# SQL-Anweisungen an DB übergeben und ausführen



## Scheuch (4. Sep 2004)

Hallo,

ich arbeitete gerade an einer Hausarbeit mit Sybase 8.0.1.
Die Verbindung zur Datenbank steht, der Rest des Programms eigentlich auch, allerdings wäre da noch eine Kleinigkeit:

Es müssen ein paar Tabellen und Funktionen erzeugt werden, deren Code ich in einer *.sql-Datei gespeichert habe.
Nun wollte ich ganz gerne mittels JAVA die Datei einlesen, an die DB weitergeben und ausführen lassen.

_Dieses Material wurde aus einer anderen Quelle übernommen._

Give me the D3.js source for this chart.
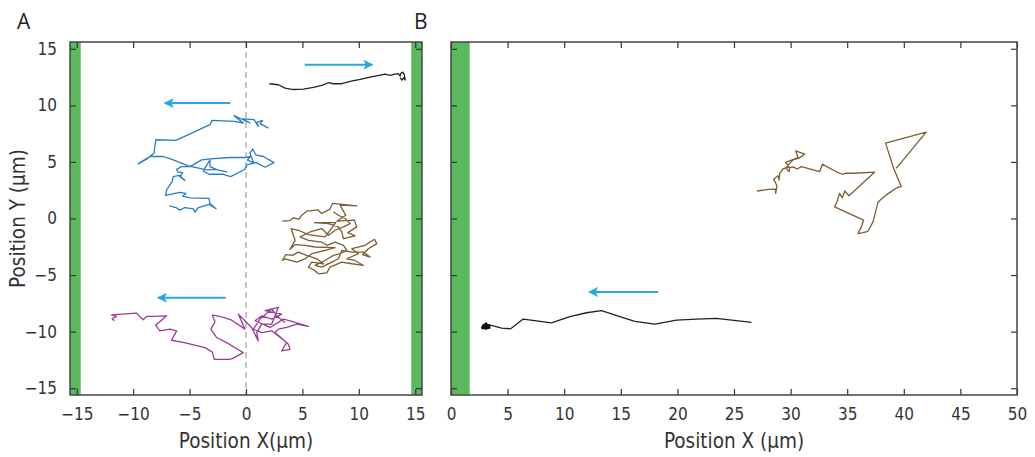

Wer weis wie ich das anstellen kann?

(Den Code in der Klasse angeben geht zwar auch, bläht aber den JAVA-Code zu sehr auf)

Besten Dank im voraus.

Beste Grüße,
Benny


----------



## DP (4. Sep 2004)

Scheuch hat gesagt.:
			
		

> Hallo



Hallo



			
				Scheuch hat gesagt.:
			
		

> Wer weiss wie ich das anstellen kann?



die suche benutzen :gaen: 

danach datei in stringbuffer rein. aus connection statement ziehen. stringbuffer an statement schicken und daraus resultset empfangen. resultset durchlaufen und verarbeiten, feritg.

have fun


----------



## Scheuch (5. Sep 2004)

Erstmal danke für die Antwort ... aber was soll ich denn suchen  :wink: ... das habe ich bereits getan, allerdings nichts passendes gefunden ... oder ich such einfach falsch.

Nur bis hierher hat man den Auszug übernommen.